Stochastic means random. If variables are so random then what’s the whole point of discussing it in the first place? Well they are random to some extent. Again, let’s assume there’s a cat sleeping on a couch. Chances are good that if we close our eyes, count to 10 and check again it’ll still be asleep. At least we expect it to be so. We know that it’s highly impossible that within those 10 seconds cat would depart to the moon or take up cooking class. At best he could have woke up and jumped off the couch. So as you can see the randomness is quite limited. The limits are set by the last cat’s activity. If the last thing we saw cat doing before closing our eyes would be entering a space shuttle at Cape Canveral well then it would be highly probable that he would actually be departing to the moon. Therefore:

activity 1 = activity 0 + something 1

y1 = y0 + εt

what we expect to be the next activity  =  present activity

E(y1) = y0

So y is related to y0 and y2 but it doesn’t influence y3, y, y5 etc. This is called first order autoregressive process. The bigger  the number of  the following variables determined by y0 the higher the order of autoregression. In the previous model we analyzed a mutual regression of two variables. Now it is the same variable having a regression in terms of itself.

#2 Deterministic model

Opposing to the limited randomness there’s continuity. This is the cat getting older and older.

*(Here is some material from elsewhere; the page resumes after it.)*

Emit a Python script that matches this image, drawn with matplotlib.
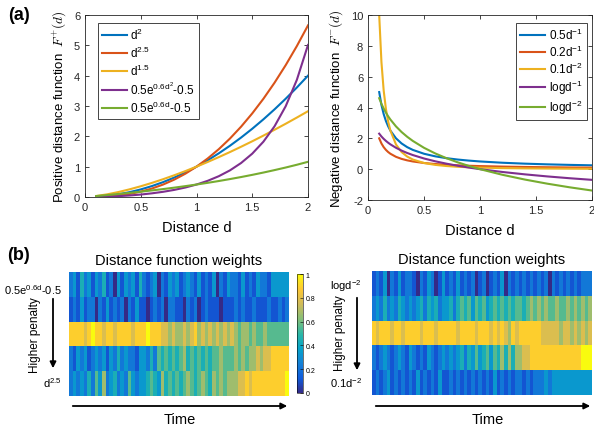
import numpy as np
import matplotlib
matplotlib.use("Agg")
import matplotlib.pyplot as plt
from matplotlib.colors import LinearSegmentedColormap
from matplotlib.patches import FancyArrowPatch

plt.rcParams['font.family'] = ['Liberation Sans', 'DejaVu Sans']
plt.rcParams['mathtext.fontset'] = 'custom'
plt.rcParams['mathtext.rm'] = 'Liberation Sans'
plt.rcParams['mathtext.it'] = 'Liberation Sans:italic'
plt.rcParams['mathtext.bf'] = 'Liberation Sans:bold'

# ---- (a) left: positive distance functions ----
d_pos = [0.1, 0.2, 0.3, 0.4, 0.5, 0.6, 0.7, 0.8, 0.9, 1.0,
         1.1, 1.2, 1.3, 1.4, 1.5, 1.6, 1.7, 1.8, 1.9, 2.0]
pos_d2 = [0.01, 0.04, 0.09, 0.16, 0.25, 0.36, 0.49, 0.64, 0.81, 1.0,
          1.21, 1.44, 1.69, 1.96, 2.25, 2.56, 2.89, 3.24, 3.61, 4.0]
pos_d25 = [0.003, 0.018, 0.049, 0.101, 0.177, 0.279, 0.41, 0.572, 0.768, 1.0,
           1.269, 1.577, 1.927, 2.319, 2.756, 3.238, 3.768, 4.347, 4.976, 5.657]
pos_d15 = [0.032, 0.089, 0.164, 0.253, 0.354, 0.465, 0.586, 0.716, 0.854, 1.0,
           1.154, 1.315, 1.482, 1.657, 1.837, 2.024, 2.217, 2.415, 2.619, 2.828]
pos_expsq = [0.003, 0.012, 0.028, 0.05, 0.081, 0.121, 0.171, 0.234, 0.313, 0.411,
             0.533, 0.686, 0.878, 1.121, 1.429, 1.823, 2.332, 2.993, 3.862, 5.012]
pos_exp = [0.031, 0.064, 0.099, 0.136, 0.175, 0.217, 0.261, 0.308, 0.358, 0.411,
           0.467, 0.527, 0.591, 0.658, 0.73, 0.806, 0.887, 0.972, 1.063, 1.16]
pos_labels = [r'd$^{2}$', r'd$^{2.5}$', r'd$^{1.5}$',
              r'0.5e$^{\mathregular{0.6d^2}}$-0.5', r'0.5e$^{\mathregular{0.6d}}$-0.5']

# ---- (a) right: negative distance functions ----
d_neg = [0.1, 0.12, 0.14, 0.16, 0.18, 0.2, 0.25, 0.3, 0.35, 0.4, 0.5,
         0.6, 0.7, 0.8, 0.9, 1.0, 1.2, 1.4, 1.6, 1.8, 2.0]
neg_05 = [5.0, 4.167, 3.571, 3.125, 2.778, 2.5, 2.0, 1.667, 1.429, 1.25, 1.0,
          0.833, 0.714, 0.625, 0.556, 0.5, 0.417, 0.357, 0.313, 0.278, 0.25]
neg_02 = [2.0, 1.667, 1.429, 1.25, 1.111, 1.0, 0.8, 0.667, 0.571, 0.5, 0.4,
          0.333, 0.286, 0.25, 0.222, 0.2, 0.167, 0.143, 0.125, 0.111, 0.1]
neg_01 = [10.0, 6.944, 5.102, 3.906, 3.086, 2.5, 1.6, 1.111, 0.816, 0.625, 0.4,
          0.278, 0.204, 0.156, 0.123, 0.1, 0.069, 0.051, 0.039, 0.031, 0.025]
neg_log1 = [2.303, 2.12, 1.966, 1.833, 1.715, 1.609, 1.386, 1.204, 1.05, 0.916, 0.693,
            0.511, 0.357, 0.223, 0.105, 0.0, -0.182, -0.336, -0.47, -0.588, -0.693]
neg_log2 = [4.605, 4.241, 3.932, 3.665, 3.429, 3.219, 2.773, 2.408, 2.1, 1.833, 1.386,
            1.022, 0.713, 0.446, 0.211, 0.0, -0.365, -0.673, -0.94, -1.176, -1.386]
neg_labels = [r'0.5d$^{-1}$', r'0.2d$^{-1}$', r'0.1d$^{-2}$', r'logd$^{-1}$', r'logd$^{-2}$']

# ---- (b) weights, digit k -> k/9, 60 time bins per row ----
left_rows = [
    "231423132412031323142123021323123213121302132213121322133333",
    "121312202131212021311012120221102120121110111212112111211212",
    "888878988788788887888988877676676786767676767656656556555555",
    "213231232313242322133242545454564545454556555656566767788888",
    "232324253623423253233454364545456545654656566677878888888889",
]
right_rows = [
    "121302131221021320131213121201201213021212121212021212121222",
    "232423243232342434233424545354534545454554565656556556565656",
    "878887887888878887888887888878887878768788888877777677676767",
    "212321232132121321232323424353453546464667788888888888888999",
    "121231212121312121311212121212121312121221212223233333333333",
]
left_names = [r'0.5e$^{\mathregular{0.6d}}$-0.5', r'd$^{2.5}$']
right_names = [r'logd$^{-2}$', r'0.1d$^{-2}$']

colors = ['#0072BD', '#D95319', '#EDB120', '#7E2F8E', '#77AC30']
parula = LinearSegmentedColormap.from_list(
    'parula', ['#352a87', '#0f5cdd', '#1481d6', '#06a4ca', '#2eb7a4',
               '#87bf77', '#d1bb59', '#fec832', '#f9fb0e'])

W, H = 594, 431
fig = plt.figure(figsize=(W / 100, H / 100), dpi=100)


def box(x0, y0, x1, y1):
    # pixel box (top-left origin) -> figure fraction rect
    return [x0 / W, 1 - y1 / H, (x1 - x0) / W, (y1 - y0) / H]


def fx(x):
    return x / W


def fy(y):
    return 1 - y / H


def style_axes(ax):
    ax.tick_params(direction='in', top=True, right=True, length=3,
                   labelsize=8, colors='#262626', width=0.6)
    for s in ax.spines.values():
        s.set_color('#262626')
        s.set_linewidth(0.6)


def add_legend(ax, anchor, loc, spacing):
    leg = ax.legend(loc=loc, bbox_to_anchor=anchor, borderaxespad=0,
                    fontsize=8.5, handlelength=2.1, handletextpad=0.3,
                    borderpad=0.35, labelspacing=spacing, fancybox=False,
                    framealpha=1, edgecolor='#262626')
    leg.get_frame().set_linewidth(0.6)


# left line plot
ax1 = fig.add_axes(box(85, 16, 308, 198))
for ys, c, lab in zip([pos_d2, pos_d25, pos_d15, pos_expsq, pos_exp], colors, pos_labels):
    ax1.plot(d_pos, ys, color=c, lw=1.5, label=lab)
ax1.set_xlim(0, 2)
ax1.set_ylim(0, 6)
ax1.set_xticks([0, 0.5, 1, 1.5, 2], ['0', '0.5', '1', '1.5', '2'])
ax1.set_yticks(range(7))
ax1.set_xlabel('Distance d', fontsize=10.5, labelpad=6)
ax1.set_ylabel(r'Positive distance function  $F^{+}(d)$', fontsize=9.5,
               math_fontfamily='cm', labelpad=4)
style_axes(ax1)
add_legend(ax1, (13 / 223, 1 - 8 / 182), 'upper left', 0.22)

# right line plot
ax2 = fig.add_axes(box(368, 16, 592, 201))
for ys, c, lab in zip([neg_05, neg_02, neg_01, neg_log1, neg_log2], colors, neg_labels):
    ax2.plot(d_neg, ys, color=c, lw=1.5, label=lab)
ax2.set_xlim(0, 2)
ax2.set_ylim(-2, 10)
ax2.set_xticks([0, 0.5, 1, 1.5, 2], ['0', '0.5', '1', '1.5', '2'])
ax2.set_yticks(range(-2, 11, 2), [str(v) for v in range(-2, 11, 2)])
ax2.set_xlabel('Distance d', fontsize=10.5, labelpad=6)
ax2.set_ylabel(r'Negative distance function  $F^{-}(d)$', fontsize=9.5,
               math_fontfamily='cm', labelpad=4)
style_axes(ax2)
add_legend(ax2, (1 - 5 / 224, 1 - 8 / 185), 'upper right', 0.15)

# heatmaps
left_w = np.array([[int(ch) / 9 for ch in r] for r in left_rows])
right_w = np.array([[int(ch) / 9 for ch in r] for r in right_rows])

ax3 = fig.add_axes(box(69, 273, 289, 397))
im = ax3.imshow(left_w, aspect='auto', cmap=parula, vmin=0, vmax=1,
                interpolation='nearest')
ax3.axis('off')
ax3.set_title('Distance function weights', fontsize=10.5, pad=6)

ax4 = fig.add_axes(box(372, 272, 592, 396))
ax4.imshow(right_w, aspect='auto', cmap=parula, vmin=0, vmax=1,
           interpolation='nearest')
ax4.axis('off')
ax4.set_title('Distance function weights', fontsize=10.5, pad=6)

cax = fig.add_axes(box(297, 275, 303, 394))
cb = fig.colorbar(im, cax=cax, ticks=[0, 0.2, 0.4, 0.6, 0.8, 1])
cb.ax.set_yticklabels(['0', '0.2', '0.4', '0.6', '0.8', '1'])
cb.ax.tick_params(labelsize=5, length=2, width=0.4, direction='in', pad=2)
cb.outline.set_linewidth(0.4)

# side labels and arrows
fig.text(fx(62), fy(290), left_names[0], fontsize=8, ha='right', va='center')
fig.text(fx(62), fy(383), left_names[1], fontsize=8, ha='right', va='center')
fig.text(fx(35), fy(335), 'Higher penalty', fontsize=8.5, rotation=90,
         ha='center', va='center')
fig.text(fx(362), fy(286), right_names[0], fontsize=8, ha='right', va='center')
fig.text(fx(362), fy(383), right_names[1], fontsize=8, ha='right', va='center')
fig.text(fx(340), fy(333), 'Higher penalty', fontsize=8.5, rotation=90,
         ha='center', va='center')

for (xa, ya), (xb, yb) in [((53, 297), (53, 372)), ((357, 296), (357, 374)),
                           ((70, 407), (290, 407)), ((373, 407), (593, 407))]:
    fig.add_artist(FancyArrowPatch((fx(xa), fy(ya)), (fx(xb), fy(yb)),
                                   transform=fig.transFigure, arrowstyle='-|>',
                                   mutation_scale=9, lw=1.3, color='black'))

fig.text(fx(180), fy(420), 'Time', fontsize=10.5, ha='center', va='center')
fig.text(fx(488), fy(420), 'Time', fontsize=10.5, ha='center', va='center')

fig.text(fx(19), fy(16), '(a)', fontsize=13, fontweight='bold', ha='center', va='center')
fig.text(fx(19), fy(256), '(b)', fontsize=13, fontweight='bold', ha='center', va='center')

fig.savefig('out.png', dpi=100)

We know that one day we’ll bury it in the backyard. It’s not random, that’s something to be sure of. So we look at the cat, close our eyes, count to ten, and there he is – 10 seconds older. No matter how many times we do it, the cat is always heading in the same direction. Let’s assume that the observed variable here would be the cat’s speed. Obviously as time goes by he’s getting slower, that’s our trend. There will be of course some random moments the cat will go berserk, running around the house or quite contrary laying all day by the fire. Those are what we cannot predict, the noise distorting our observations. Therefore:

speed t
constant (some average speed each non-dead cat performs)
time trend t
something t (random amok/ laziness)

Generally speaking variables are not related to one another. They’re determined by the time instead. Since the time goes always in one direction we might get the wrong impression that y1 depends on y0 and so on. That’s why stochastic models and deterministic ones are frequently confused. Unluckily we have to be sure which type of model we’re dealing with since there’s a different approach meant for each of them.

#3: Stochastic model approach

While stochastic model is not stationary, its deltas are. Those would be our ‘something’ separated from the base. Then we could substitute the variables in model (F,C,H...) with values of their deltas.

Given that the variable shows autoregression of first order then instead of F1, F2, F3, F4 ... we would have

Δ F1 = (F1 - F0)
Δ F2 = (F2 - F1)
Δ F3 = (F- F2)  ...

Those are calculated in gretl using Add menu (tool bar)

Differences of variables in gretl are marked ‘d’ so instead of F we’ll have d_F. Those d values are the ones we put in the model instead of the original ones. We can get back to the procedure of model creation that we’ve already learned.

#4: Deterministic model approach

We know that in that kind of model some part of variable F is determined by the passing time. What we would like to do is pull out only pure F values, omitting this time-contaminated part. To do so first we’ll have to figure out what is the relation between time and F thus create a  model F = time. Time variable can be added to the data using Add > Time trend.

Once we get the model we save its residuals – the differences between the estimated values and the real ones, those are our pure Fs . Select Save > Residuals.

Then once more create a model you had in your mind replacing F with its residuals’ values.

Of course you can do all of that absentmindedly clicking where told. This is what you do at the exams but that’s not the case here. Creating a model of your own requires understanding even if  done with blissful ignorance of mathematical dimension of the issue. Once you comprehend the simple you’ll be able to explore the rest.